Titled COVELO MAN, I see this image as representing the classic, historical California feel of a true legend, a true hero. Movie stars of Hollywood can’t even come close to the real life depth of spirit and character of the people from Covelo, CA . Ben Wright is one of many brilliant souls who lived and died on this land. I listen to stories of what the Native Americans have seen in their time - the heaven and the hell. For me, COVELO MAN is a like a Covelo icon and represents the truth of this place. He represents to me those who have lived here past and present, (many against their own will) and many who have shown extraordinary courage, resilience, beauty, soul, and against all odds, a powerful spirit of hope.

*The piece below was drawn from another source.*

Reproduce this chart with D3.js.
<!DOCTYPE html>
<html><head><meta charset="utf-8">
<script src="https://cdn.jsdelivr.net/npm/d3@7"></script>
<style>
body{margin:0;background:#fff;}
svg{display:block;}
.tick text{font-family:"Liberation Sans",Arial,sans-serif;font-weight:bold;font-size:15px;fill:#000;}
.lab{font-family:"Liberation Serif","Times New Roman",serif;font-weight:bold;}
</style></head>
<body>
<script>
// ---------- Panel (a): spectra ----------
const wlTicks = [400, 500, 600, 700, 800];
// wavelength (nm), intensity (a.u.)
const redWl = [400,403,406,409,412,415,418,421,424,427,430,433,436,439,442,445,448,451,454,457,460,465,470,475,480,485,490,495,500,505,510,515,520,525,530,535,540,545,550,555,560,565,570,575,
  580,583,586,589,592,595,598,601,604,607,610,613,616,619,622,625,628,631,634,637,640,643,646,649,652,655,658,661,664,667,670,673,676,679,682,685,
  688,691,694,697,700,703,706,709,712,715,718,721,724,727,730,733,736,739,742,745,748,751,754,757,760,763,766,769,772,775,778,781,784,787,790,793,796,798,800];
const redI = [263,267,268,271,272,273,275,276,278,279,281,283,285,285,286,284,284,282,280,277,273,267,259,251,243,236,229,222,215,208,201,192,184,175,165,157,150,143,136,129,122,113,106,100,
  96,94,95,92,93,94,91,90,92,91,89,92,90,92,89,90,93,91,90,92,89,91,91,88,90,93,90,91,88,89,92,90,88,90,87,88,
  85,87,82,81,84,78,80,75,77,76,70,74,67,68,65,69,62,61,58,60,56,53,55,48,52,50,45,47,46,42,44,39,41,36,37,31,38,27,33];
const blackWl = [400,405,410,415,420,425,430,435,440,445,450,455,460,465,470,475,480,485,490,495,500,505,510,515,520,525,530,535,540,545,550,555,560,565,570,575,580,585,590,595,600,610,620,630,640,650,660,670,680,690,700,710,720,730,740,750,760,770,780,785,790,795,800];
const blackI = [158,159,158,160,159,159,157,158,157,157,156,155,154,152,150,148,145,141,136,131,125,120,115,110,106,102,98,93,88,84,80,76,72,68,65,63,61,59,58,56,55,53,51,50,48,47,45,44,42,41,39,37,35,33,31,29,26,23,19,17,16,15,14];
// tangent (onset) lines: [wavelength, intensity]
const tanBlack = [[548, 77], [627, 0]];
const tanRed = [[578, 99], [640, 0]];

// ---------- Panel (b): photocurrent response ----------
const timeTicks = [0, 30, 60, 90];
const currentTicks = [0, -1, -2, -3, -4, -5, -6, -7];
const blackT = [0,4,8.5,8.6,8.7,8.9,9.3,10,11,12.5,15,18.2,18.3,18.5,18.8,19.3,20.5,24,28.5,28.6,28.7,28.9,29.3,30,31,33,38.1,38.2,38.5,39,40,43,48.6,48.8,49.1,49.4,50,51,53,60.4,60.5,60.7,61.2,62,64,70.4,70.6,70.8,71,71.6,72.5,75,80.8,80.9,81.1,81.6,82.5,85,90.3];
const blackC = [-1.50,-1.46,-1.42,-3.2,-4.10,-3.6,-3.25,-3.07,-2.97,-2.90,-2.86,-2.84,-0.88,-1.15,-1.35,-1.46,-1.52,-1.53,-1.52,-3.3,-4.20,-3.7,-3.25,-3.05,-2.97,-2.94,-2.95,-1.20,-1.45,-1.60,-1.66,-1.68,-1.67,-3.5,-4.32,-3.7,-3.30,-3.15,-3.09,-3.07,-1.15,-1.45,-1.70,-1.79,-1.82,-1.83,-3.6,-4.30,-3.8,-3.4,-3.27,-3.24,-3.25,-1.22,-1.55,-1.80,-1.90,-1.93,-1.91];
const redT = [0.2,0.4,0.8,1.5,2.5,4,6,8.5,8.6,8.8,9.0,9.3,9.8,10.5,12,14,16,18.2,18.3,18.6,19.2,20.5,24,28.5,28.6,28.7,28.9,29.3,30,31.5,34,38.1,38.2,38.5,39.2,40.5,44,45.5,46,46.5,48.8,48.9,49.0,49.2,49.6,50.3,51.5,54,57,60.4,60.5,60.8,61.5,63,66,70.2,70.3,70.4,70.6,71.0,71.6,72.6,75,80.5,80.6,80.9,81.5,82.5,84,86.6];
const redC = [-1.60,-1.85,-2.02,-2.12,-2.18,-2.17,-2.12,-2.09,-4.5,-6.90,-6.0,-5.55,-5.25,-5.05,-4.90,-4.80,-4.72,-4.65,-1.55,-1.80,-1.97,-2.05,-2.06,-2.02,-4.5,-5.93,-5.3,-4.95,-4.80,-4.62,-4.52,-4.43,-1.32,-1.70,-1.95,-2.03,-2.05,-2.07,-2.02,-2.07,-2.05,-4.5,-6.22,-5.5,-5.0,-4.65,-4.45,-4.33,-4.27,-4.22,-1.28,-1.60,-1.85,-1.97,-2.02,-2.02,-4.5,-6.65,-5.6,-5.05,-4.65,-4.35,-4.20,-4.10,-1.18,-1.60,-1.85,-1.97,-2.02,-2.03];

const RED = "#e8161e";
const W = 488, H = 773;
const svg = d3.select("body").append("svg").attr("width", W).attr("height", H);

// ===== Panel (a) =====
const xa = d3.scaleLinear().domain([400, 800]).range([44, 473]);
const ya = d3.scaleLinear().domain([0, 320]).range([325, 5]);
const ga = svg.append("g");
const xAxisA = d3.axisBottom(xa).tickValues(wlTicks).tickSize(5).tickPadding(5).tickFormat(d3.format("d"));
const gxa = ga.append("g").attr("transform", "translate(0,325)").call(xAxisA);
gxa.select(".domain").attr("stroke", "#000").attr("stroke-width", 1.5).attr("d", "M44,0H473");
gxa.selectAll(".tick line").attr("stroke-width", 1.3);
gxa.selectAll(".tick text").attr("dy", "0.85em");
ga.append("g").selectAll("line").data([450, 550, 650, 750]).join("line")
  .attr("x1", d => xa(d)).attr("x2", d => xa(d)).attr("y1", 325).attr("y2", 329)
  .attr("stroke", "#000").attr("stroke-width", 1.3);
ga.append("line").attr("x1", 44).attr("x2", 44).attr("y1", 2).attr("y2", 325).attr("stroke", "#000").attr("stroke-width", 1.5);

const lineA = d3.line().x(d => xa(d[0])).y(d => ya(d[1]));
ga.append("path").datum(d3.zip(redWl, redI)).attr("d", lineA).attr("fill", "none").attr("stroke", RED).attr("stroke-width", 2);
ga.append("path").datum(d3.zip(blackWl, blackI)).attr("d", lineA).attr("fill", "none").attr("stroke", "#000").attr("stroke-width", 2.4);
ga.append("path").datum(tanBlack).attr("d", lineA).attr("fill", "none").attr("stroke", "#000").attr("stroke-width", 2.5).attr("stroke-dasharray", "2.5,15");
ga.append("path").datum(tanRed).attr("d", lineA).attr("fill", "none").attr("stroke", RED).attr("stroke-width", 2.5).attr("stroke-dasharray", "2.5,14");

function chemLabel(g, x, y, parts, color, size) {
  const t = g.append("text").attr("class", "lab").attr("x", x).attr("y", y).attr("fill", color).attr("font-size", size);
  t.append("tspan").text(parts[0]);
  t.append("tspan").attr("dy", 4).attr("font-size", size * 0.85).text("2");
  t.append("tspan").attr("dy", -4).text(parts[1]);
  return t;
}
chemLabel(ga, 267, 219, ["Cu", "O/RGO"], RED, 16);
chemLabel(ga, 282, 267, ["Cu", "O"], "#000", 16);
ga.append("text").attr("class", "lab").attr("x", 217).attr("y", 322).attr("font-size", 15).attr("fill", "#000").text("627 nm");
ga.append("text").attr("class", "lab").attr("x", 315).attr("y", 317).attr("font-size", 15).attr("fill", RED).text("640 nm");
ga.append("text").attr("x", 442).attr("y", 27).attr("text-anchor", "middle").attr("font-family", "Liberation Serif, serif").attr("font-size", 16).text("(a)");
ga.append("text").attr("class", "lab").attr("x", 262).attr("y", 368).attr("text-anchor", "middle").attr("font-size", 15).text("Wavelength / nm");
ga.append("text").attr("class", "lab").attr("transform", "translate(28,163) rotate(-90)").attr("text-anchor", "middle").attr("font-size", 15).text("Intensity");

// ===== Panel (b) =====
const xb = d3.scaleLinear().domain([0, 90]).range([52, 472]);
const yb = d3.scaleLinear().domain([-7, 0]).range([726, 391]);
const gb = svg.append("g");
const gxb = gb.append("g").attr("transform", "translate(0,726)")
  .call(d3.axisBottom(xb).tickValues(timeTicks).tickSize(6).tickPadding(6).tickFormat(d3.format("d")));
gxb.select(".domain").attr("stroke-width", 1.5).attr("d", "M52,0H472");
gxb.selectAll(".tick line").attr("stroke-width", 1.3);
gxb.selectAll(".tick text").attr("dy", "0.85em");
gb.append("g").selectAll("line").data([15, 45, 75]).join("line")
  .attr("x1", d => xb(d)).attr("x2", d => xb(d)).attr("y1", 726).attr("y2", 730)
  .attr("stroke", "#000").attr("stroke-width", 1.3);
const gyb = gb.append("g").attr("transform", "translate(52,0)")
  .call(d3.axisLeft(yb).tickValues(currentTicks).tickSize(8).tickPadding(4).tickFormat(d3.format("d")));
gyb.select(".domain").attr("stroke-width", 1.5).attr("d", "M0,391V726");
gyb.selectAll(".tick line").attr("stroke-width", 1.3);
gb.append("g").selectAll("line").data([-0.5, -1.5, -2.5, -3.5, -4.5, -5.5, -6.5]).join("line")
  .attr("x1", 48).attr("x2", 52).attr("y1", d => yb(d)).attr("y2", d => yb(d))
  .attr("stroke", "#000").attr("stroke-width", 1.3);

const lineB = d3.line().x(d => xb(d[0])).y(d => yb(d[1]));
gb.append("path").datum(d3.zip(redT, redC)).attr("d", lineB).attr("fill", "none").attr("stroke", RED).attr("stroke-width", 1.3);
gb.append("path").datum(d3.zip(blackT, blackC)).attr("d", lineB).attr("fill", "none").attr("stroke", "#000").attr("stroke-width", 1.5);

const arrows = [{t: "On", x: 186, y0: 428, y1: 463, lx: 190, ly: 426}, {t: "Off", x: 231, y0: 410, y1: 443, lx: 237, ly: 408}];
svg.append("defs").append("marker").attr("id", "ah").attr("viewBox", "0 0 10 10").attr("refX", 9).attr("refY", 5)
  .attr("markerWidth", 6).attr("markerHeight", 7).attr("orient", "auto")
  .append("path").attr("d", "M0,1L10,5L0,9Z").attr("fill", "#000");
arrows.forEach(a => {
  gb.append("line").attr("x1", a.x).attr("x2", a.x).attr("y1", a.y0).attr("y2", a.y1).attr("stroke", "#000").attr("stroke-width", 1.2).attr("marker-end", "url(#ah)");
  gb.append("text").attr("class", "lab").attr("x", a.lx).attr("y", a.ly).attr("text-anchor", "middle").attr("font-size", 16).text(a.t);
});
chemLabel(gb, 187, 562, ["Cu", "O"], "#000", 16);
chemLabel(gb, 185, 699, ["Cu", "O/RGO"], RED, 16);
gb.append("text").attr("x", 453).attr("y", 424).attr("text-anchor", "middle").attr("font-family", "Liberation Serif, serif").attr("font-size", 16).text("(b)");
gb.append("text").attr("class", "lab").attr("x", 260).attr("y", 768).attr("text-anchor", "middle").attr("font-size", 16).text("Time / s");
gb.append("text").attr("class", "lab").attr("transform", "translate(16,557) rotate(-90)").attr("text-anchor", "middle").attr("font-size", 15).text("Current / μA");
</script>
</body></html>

This painting is a humble tribute from my heart to all peoples in the world who live with the dark truth of genocide in their family and tribal history. I deeply honor the magnificence of the human spirit to be able to rise up from the darkest hell. Somehow, despite the obvious ongoing greed, warfare, and dark ugly reality of the human condition, the heart is clearly tuned to create an energy of self respect and dignity, and supports a vibration of peace and soulful beauty that shines on forever, no matter what.
Surely sacred spirits of the past live on in the energy of Covelo, Round Valley, the valley I call home. I feel those spirits every day, whispering through the ancient Valley Oaks, like wise elders. These oak trees have been standing guard for hundreds of years. I hear Spirits singing gentle songs of sorrow and joy in the breeze and in the running creeks. And I can’t help but think to myself… “Oh my– the stories they all surely have to tell.” This valley has made me a true believer in the depths of the human spirit.

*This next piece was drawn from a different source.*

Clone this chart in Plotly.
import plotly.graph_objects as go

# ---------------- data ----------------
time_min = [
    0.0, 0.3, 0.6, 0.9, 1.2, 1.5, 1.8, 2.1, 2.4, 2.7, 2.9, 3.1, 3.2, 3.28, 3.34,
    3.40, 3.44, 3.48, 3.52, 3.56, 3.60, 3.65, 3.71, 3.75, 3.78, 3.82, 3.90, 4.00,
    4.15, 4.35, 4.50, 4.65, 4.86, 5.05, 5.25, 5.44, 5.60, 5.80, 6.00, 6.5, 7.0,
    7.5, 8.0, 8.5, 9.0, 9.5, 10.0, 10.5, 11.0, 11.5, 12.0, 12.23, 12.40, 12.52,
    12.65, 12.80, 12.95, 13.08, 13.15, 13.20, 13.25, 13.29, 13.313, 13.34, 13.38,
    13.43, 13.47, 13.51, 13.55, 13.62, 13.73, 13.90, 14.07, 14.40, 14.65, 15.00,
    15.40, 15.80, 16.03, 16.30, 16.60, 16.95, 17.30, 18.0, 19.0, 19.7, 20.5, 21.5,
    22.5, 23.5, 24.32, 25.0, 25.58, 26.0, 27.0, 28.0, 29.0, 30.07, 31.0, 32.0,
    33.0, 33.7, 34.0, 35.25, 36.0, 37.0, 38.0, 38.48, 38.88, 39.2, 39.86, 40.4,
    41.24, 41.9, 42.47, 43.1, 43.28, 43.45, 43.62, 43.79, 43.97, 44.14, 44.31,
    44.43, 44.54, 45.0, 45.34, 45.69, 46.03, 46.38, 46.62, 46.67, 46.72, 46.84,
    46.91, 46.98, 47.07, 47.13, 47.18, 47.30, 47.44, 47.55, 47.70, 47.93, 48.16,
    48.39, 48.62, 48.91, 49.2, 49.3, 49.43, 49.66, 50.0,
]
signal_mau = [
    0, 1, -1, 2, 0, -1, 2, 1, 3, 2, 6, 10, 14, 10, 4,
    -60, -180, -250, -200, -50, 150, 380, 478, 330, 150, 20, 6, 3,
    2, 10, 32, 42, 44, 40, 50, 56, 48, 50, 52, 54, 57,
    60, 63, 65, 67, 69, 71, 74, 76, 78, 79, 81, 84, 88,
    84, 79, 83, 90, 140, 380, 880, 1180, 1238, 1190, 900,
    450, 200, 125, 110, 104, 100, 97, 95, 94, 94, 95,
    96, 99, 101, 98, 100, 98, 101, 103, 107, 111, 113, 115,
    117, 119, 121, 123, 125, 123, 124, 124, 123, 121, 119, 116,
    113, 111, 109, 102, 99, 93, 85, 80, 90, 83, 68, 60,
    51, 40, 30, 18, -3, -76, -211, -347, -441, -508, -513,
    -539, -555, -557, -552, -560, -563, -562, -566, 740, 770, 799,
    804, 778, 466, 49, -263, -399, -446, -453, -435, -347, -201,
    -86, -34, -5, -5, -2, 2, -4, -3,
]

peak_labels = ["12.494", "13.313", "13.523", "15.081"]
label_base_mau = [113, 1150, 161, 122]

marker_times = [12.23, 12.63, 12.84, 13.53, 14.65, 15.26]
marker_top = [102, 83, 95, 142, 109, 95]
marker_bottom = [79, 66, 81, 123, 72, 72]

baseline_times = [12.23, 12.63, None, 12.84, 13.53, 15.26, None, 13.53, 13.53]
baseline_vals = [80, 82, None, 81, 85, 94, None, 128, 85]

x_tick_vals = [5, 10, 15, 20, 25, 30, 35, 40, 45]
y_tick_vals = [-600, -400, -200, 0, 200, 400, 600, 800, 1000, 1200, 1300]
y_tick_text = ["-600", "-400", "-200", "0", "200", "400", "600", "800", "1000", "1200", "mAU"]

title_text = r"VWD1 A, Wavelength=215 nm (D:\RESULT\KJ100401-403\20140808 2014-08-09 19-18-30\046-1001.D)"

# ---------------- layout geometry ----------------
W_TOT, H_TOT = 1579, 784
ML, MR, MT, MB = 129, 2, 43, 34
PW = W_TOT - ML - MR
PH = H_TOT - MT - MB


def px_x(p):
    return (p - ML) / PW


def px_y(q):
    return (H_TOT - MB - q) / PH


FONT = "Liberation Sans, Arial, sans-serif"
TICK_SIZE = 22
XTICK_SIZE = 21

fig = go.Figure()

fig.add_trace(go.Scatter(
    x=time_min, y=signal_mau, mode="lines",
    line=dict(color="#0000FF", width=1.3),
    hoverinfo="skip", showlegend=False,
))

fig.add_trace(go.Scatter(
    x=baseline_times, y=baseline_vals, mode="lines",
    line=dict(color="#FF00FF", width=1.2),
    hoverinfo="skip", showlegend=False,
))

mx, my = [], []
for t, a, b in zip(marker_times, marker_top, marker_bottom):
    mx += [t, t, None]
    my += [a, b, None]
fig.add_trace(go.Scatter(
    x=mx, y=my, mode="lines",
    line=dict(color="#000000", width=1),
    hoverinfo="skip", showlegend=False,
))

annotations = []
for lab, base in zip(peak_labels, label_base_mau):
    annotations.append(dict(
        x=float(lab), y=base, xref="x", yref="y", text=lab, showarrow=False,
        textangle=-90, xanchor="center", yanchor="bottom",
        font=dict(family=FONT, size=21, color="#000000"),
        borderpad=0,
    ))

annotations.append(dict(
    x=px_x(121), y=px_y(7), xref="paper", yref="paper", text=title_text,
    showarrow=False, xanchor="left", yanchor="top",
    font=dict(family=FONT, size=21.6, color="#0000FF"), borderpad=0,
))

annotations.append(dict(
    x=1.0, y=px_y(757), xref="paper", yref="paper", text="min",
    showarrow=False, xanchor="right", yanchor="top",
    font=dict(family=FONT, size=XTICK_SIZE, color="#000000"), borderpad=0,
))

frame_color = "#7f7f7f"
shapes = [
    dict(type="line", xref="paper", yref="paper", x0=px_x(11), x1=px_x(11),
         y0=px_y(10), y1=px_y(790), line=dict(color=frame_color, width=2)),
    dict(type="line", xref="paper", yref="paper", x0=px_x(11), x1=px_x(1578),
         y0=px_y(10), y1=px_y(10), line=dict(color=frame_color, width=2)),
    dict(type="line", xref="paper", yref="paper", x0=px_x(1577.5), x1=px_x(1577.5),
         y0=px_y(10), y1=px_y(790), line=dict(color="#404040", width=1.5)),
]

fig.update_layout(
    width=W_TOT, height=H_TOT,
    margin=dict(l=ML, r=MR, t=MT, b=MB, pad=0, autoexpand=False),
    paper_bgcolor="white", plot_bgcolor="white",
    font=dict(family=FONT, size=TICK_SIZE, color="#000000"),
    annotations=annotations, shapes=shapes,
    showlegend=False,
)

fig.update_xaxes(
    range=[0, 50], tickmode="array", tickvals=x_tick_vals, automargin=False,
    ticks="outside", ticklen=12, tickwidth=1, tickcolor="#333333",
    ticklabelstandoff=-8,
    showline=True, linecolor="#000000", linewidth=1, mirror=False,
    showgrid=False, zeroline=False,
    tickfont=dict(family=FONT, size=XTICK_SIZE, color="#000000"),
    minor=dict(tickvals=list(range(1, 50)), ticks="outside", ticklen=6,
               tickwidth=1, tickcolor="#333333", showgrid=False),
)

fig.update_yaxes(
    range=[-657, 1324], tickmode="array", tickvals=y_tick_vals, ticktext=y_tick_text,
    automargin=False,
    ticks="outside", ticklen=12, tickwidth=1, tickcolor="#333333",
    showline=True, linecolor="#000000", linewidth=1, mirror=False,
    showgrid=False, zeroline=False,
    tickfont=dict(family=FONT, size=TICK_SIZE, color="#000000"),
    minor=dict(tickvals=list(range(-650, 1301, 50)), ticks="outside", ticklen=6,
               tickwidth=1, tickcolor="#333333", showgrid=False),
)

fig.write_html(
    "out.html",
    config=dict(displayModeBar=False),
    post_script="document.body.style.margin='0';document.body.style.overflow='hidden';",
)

Many descendants from Ben Wright’s family still live here today on the Reservation in Round Valley. I feel honored to have been given the permission to paint from the Families Book: A Pictorial History from 1864-1938 of Round Valley. Thank you to editor Floyd Barney and to June Marie Bauer (daughter of editor Elmer Bauer) for granting me the permission to draw from the Families Book so many years ago. They both really encouraged me to paint the valley and the people and the animals. I am so grateful for all of the tremendous local support over the years. I love you Covelo. I strive to bring honor and respect to the deep heart of this valley - and to the truth, past and present, of this special land.
The abstract circles seen in COVELO MAN are my symbols for what I believe to be some kind of “linking past to present”— a generational link of sorts. I’ve repeated this symbolism in various paintings over the years, and of course I always welcome the viewer’s own imagination and interpretation.